◆ COLLECTED DATA
************
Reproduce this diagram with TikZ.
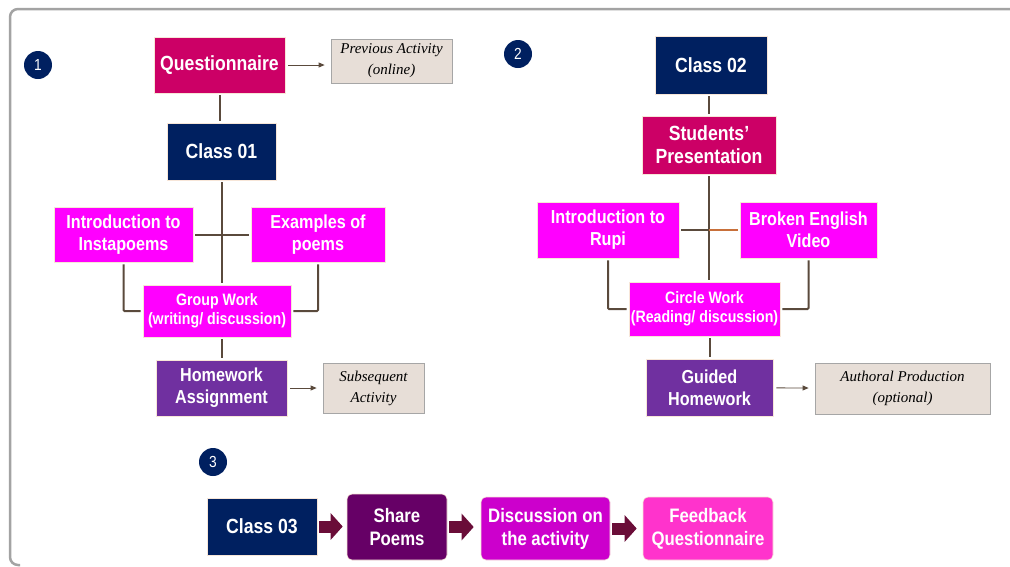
\documentclass[tikz,border=0pt]{standalone}
\usepackage{fontspec}
\setmainfont{Liberation Sans}[FakeStretch=0.86]
\newfontfamily\handfont{Liberation Serif}
\usepackage{tikz}
\usetikzlibrary{arrows.meta}

\definecolor{navy}{HTML}{002060}
\definecolor{crimson}{HTML}{CC0066}
\definecolor{magentabox}{HTML}{FF00FF}
\definecolor{purplebox}{HTML}{7030A0}
\definecolor{beige}{HTML}{E7DED7}
\definecolor{beigeedge}{HTML}{A6A6A6}
\definecolor{linkbrown}{HTML}{5A4A3C}
\definecolor{linkorange}{HTML}{C8703A}
\definecolor{maroon}{HTML}{6A0D38}
\definecolor{sharecol}{HTML}{660066}
\definecolor{discol}{HTML}{CC00CC}
\definecolor{feedcol}{HTML}{FF33CC}
\definecolor{framegray}{HTML}{A3A3A3}
\definecolor{boxedge}{HTML}{F7E6D8}

\begin{document}
\begin{tikzpicture}[x=1pt, y=-1pt,
  box/.style={draw=boxedge, line width=0.6, inner sep=0, align=center, text=white,
              font=\bfseries\fontsize{18.8}{22}\selectfont},
  bigbox/.style={box, font=\bfseries\fontsize{20.5}{23}\selectfont},
  smallbox/.style={box, font=\bfseries\fontsize{16.5}{19}\selectfont},
  flowbox/.style={box, rounded corners=5, font=\bfseries\fontsize{19.5}{23}\selectfont},
  note/.style={draw=beigeedge, fill=beige, line width=0.8, inner sep=0, align=center,
               font=\handfont\itshape\fontsize{15}{21}\selectfont},
  num/.style={circle, fill=navy, minimum size=28, inner sep=0, text=white,
              font=\fontsize{16}{16}\selectfont},
  link/.style={draw=linkbrown, line width=2, shorten <=2, shorten >=2},
  arr/.style={draw=linkbrown, line width=0.8, -{Triangle[length=6pt, width=5pt]},
              shorten <=3, shorten >=6},
  fat/.style={draw=maroon, line width=12, -{Triangle[length=12pt, width=26pt]},
              shorten <=2, shorten >=4}
]
  \useasboundingbox (0,0) rectangle (1010,566);
  \draw[framegray, line width=2.5, rounded corners=8]
    (20,565) -- (10,565) -- (10,9) -- (1014,9);

  % part 1
  \node[num] (n1) at (38,65) {1};
  \node[bigbox, fill=crimson, minimum width=131, minimum height=56] (quest1) at (219.5,65) {Questionnaire};
  \node[note, minimum width=121, minimum height=44] (prev1) at (391.5,61) {Previous Activity\\(online)};
  \node[bigbox, fill=navy, minimum width=109, minimum height=57] (class1) at (221.5,151.5) {Class 01};
  \node[box, fill=magentabox, minimum width=139, minimum height=55] (intro1) at (123.5,234.5) {Introduction to\\Instapoems};
  \node[box, fill=magentabox, minimum width=134, minimum height=55] (examples1) at (318,234.5) {Examples of\\poems};
  \node[smallbox, fill=magentabox, minimum width=148, minimum height=52] (group1) at (217,311) {Group Work\\(writing/ discussion)};
  \node[box, fill=purplebox, minimum width=131, minimum height=56] (homework1) at (221.5,388) {Homework\\Assignment};
  \node[note, minimum width=101, minimum height=50] (subseq1) at (373.5,388) {Subsequent\\Activity};

  \draw[arr] (quest1) -- (prev1.west |- quest1);
  \draw[link] (quest1) -- (quest1.south |- class1.north);
  \draw[link] (class1) -- (class1.south |- group1.north);
  \draw[link] (intro1) -- (examples1);
  \draw[link, rounded corners=1] (intro1.south) |- (group1.west);
  \draw[link, rounded corners=1] (examples1.south) |- (group1.east);
  \draw[link] (group1.south -| homework1) -- (homework1);
  \draw[arr] (homework1) -- (subseq1);

  % part 2
  \node[num] (n2) at (518,54) {2};
  \node[bigbox, fill=navy, minimum width=112, minimum height=58] (class2) at (711,65) {Class 02};
  \node[bigbox, fill=crimson, minimum width=134, minimum height=58] (present2) at (709,145) {Students'\\Presentation};
  \node[box, fill=magentabox, minimum width=142, minimum height=56] (rupi2) at (608,230) {Introduction to\\Rupi};
  \node[box, fill=magentabox, minimum width=137, minimum height=56] (broken2) at (808.5,230) {Broken English\\Video};
  \node[smallbox, fill=magentabox, minimum width=151, minimum height=54] (circle2) at (704.5,309) {Circle Work\\(Reading/ discussion)};
  \node[box, fill=purplebox, minimum width=127, minimum height=57] (guided2) at (709.5,387.5) {Guided\\Homework};
  \node[note, minimum width=175, minimum height=51] (author2) at (902.5,388.5) {Authoral Production\\(optional)};

  \draw[link] (class2.south -| present2) -- (present2);
  \draw[link] (present2) -- (present2.south |- circle2.north);
  \draw[link] (rupi2) -- (broken2);
  \draw[link, draw=linkorange, shorten <=0] (present2.south |- broken2.west) -- (broken2.west);
  \draw[link, rounded corners=1] (rupi2.south) |- (circle2.west);
  \draw[link, rounded corners=1] (broken2.south) |- (circle2.east);
  \draw[link] (circle2.south -| guided2) -- (guided2);
  \draw[arr] (guided2) -- (author2);

  % part 3
  \node[num] (n3) at (213,462) {3};
  \node[bigbox, fill=navy, minimum width=110, minimum height=57] (class3) at (262,526.5) {Class 03};
  \node[flowbox, fill=sharecol, minimum width=100, minimum height=66] (share3) at (397,527) {Share\\Poems};
  \node[flowbox, fill=discol, minimum width=129, minimum height=63] (discuss3) at (545.5,528.5) {Discussion on\\the activity};
  \node[flowbox, fill=feedcol, minimum width=130, minimum height=63] (feed3) at (708,528.5) {Feedback\\Questionnaire};

  \draw[fat] (class3) -- (share3.west |- class3);
  \draw[fat, shorten >=7] (share3) -- (discuss3.west |- share3);
  \draw[fat, shorten >=6] (discuss3) -- (feed3);
\end{tikzpicture}
\end{document}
************
Copy each line above precisely, dropping the pictures.

◆ TASK SOLUTION
Reproduce this diagram with TikZ.
\documentclass[tikz,border=0pt]{standalone}
\usepackage{fontspec}
\setmainfont{Liberation Sans}[FakeStretch=0.86]
\newfontfamily\handfont{Liberation Serif}
\usepackage{tikz}
\usetikzlibrary{arrows.meta}

\definecolor{navy}{HTML}{002060}
\definecolor{crimson}{HTML}{CC0066}
\definecolor{magentabox}{HTML}{FF00FF}
\definecolor{purplebox}{HTML}{7030A0}
\definecolor{beige}{HTML}{E7DED7}
\definecolor{beigeedge}{HTML}{A6A6A6}
\definecolor{linkbrown}{HTML}{5A4A3C}
\definecolor{linkorange}{HTML}{C8703A}
\definecolor{maroon}{HTML}{6A0D38}
\definecolor{sharecol}{HTML}{660066}
\definecolor{discol}{HTML}{CC00CC}
\definecolor{feedcol}{HTML}{FF33CC}
\definecolor{framegray}{HTML}{A3A3A3}
\definecolor{boxedge}{HTML}{F7E6D8}

\begin{document}
\begin{tikzpicture}[x=1pt, y=-1pt,
  box/.style={draw=boxedge, line width=0.6, inner sep=0, align=center, text=white,
              font=\bfseries\fontsize{18.8}{22}\selectfont},
  bigbox/.style={box, font=\bfseries\fontsize{20.5}{23}\selectfont},
  smallbox/.style={box, font=\bfseries\fontsize{16.5}{19}\selectfont},
  flowbox/.style={box, rounded corners=5, font=\bfseries\fontsize{19.5}{23}\selectfont},
  note/.style={draw=beigeedge, fill=beige, line width=0.8, inner sep=0, align=center,
               font=\handfont\itshape\fontsize{15}{21}\selectfont},
  num/.style={circle, fill=navy, minimum size=28, inner sep=0, text=white,
              font=\fontsize{16}{16}\selectfont},
  link/.style={draw=linkbrown, line width=2, shorten <=2, shorten >=2},
  arr/.style={draw=linkbrown, line width=0.8, -{Triangle[length=6pt, width=5pt]},
              shorten <=3, shorten >=6},
  fat/.style={draw=maroon, line width=12, -{Triangle[length=12pt, width=26pt]},
              shorten <=2, shorten >=4}
]
  \useasboundingbox (0,0) rectangle (1010,566);
  \draw[framegray, line width=2.5, rounded corners=8]
    (20,565) -- (10,565) -- (10,9) -- (1014,9);

  % part 1
  \node[num] (n1) at (38,65) {1};
  \node[bigbox, fill=crimson, minimum width=131, minimum height=56] (quest1) at (219.5,65) {Questionnaire};
  \node[note, minimum width=121, minimum height=44] (prev1) at (391.5,61) {Previous Activity\\(online)};
  \node[bigbox, fill=navy, minimum width=109, minimum height=57] (class1) at (221.5,151.5) {Class 01};
  \node[box, fill=magentabox, minimum width=139, minimum height=55] (intro1) at (123.5,234.5) {Introduction to\\Instapoems};
  \node[box, fill=magentabox, minimum width=134, minimum height=55] (examples1) at (318,234.5) {Examples of\\poems};
  \node[smallbox, fill=magentabox, minimum width=148, minimum height=52] (group1) at (217,311) {Group Work\\(writing/ discussion)};
  \node[box, fill=purplebox, minimum width=131, minimum height=56] (homework1) at (221.5,388) {Homework\\Assignment};
  \node[note, minimum width=101, minimum height=50] (subseq1) at (373.5,388) {Subsequent\\Activity};

  \draw[arr] (quest1) -- (prev1.west |- quest1);
  \draw[link] (quest1) -- (quest1.south |- class1.north);
  \draw[link] (class1) -- (class1.south |- group1.north);
  \draw[link] (intro1) -- (examples1);
  \draw[link, rounded corners=1] (intro1.south) |- (group1.west);
  \draw[link, rounded corners=1] (examples1.south) |- (group1.east);
  \draw[link] (group1.south -| homework1) -- (homework1);
  \draw[arr] (homework1) -- (subseq1);

  % part 2
  \node[num] (n2) at (518,54) {2};
  \node[bigbox, fill=navy, minimum width=112, minimum height=58] (class2) at (711,65) {Class 02};
  \node[bigbox, fill=crimson, minimum width=134, minimum height=58] (present2) at (709,145) {Students'\\Presentation};
  \node[box, fill=magentabox, minimum width=142, minimum height=56] (rupi2) at (608,230) {Introduction to\\Rupi};
  \node[box, fill=magentabox, minimum width=137, minimum height=56] (broken2) at (808.5,230) {Broken English\\Video};
  \node[smallbox, fill=magentabox, minimum width=151, minimum height=54] (circle2) at (704.5,309) {Circle Work\\(Reading/ discussion)};
  \node[box, fill=purplebox, minimum width=127, minimum height=57] (guided2) at (709.5,387.5) {Guided\\Homework};
  \node[note, minimum width=175, minimum height=51] (author2) at (902.5,388.5) {Authoral Production\\(optional)};

  \draw[link] (class2.south -| present2) -- (present2);
  \draw[link] (present2) -- (present2.south |- circle2.north);
  \draw[link] (rupi2) -- (broken2);
  \draw[link, draw=linkorange, shorten <=0] (present2.south |- broken2.west) -- (broken2.west);
  \draw[link, rounded corners=1] (rupi2.south) |- (circle2.west);
  \draw[link, rounded corners=1] (broken2.south) |- (circle2.east);
  \draw[link] (circle2.south -| guided2) -- (guided2);
  \draw[arr] (guided2) -- (author2);

  % part 3
  \node[num] (n3) at (213,462) {3};
  \node[bigbox, fill=navy, minimum width=110, minimum height=57] (class3) at (262,526.5) {Class 03};
  \node[flowbox, fill=sharecol, minimum width=100, minimum height=66] (share3) at (397,527) {Share\\Poems};
  \node[flowbox, fill=discol, minimum width=129, minimum height=63] (discuss3) at (545.5,528.5) {Discussion on\\the activity};
  \node[flowbox, fill=feedcol, minimum width=130, minimum height=63] (feed3) at (708,528.5) {Feedback\\Questionnaire};

  \draw[fat] (class3) -- (share3.west |- class3);
  \draw[fat, shorten >=7] (share3) -- (discuss3.west |- share3);
  \draw[fat, shorten >=6] (discuss3) -- (feed3);
\end{tikzpicture}
\end{document}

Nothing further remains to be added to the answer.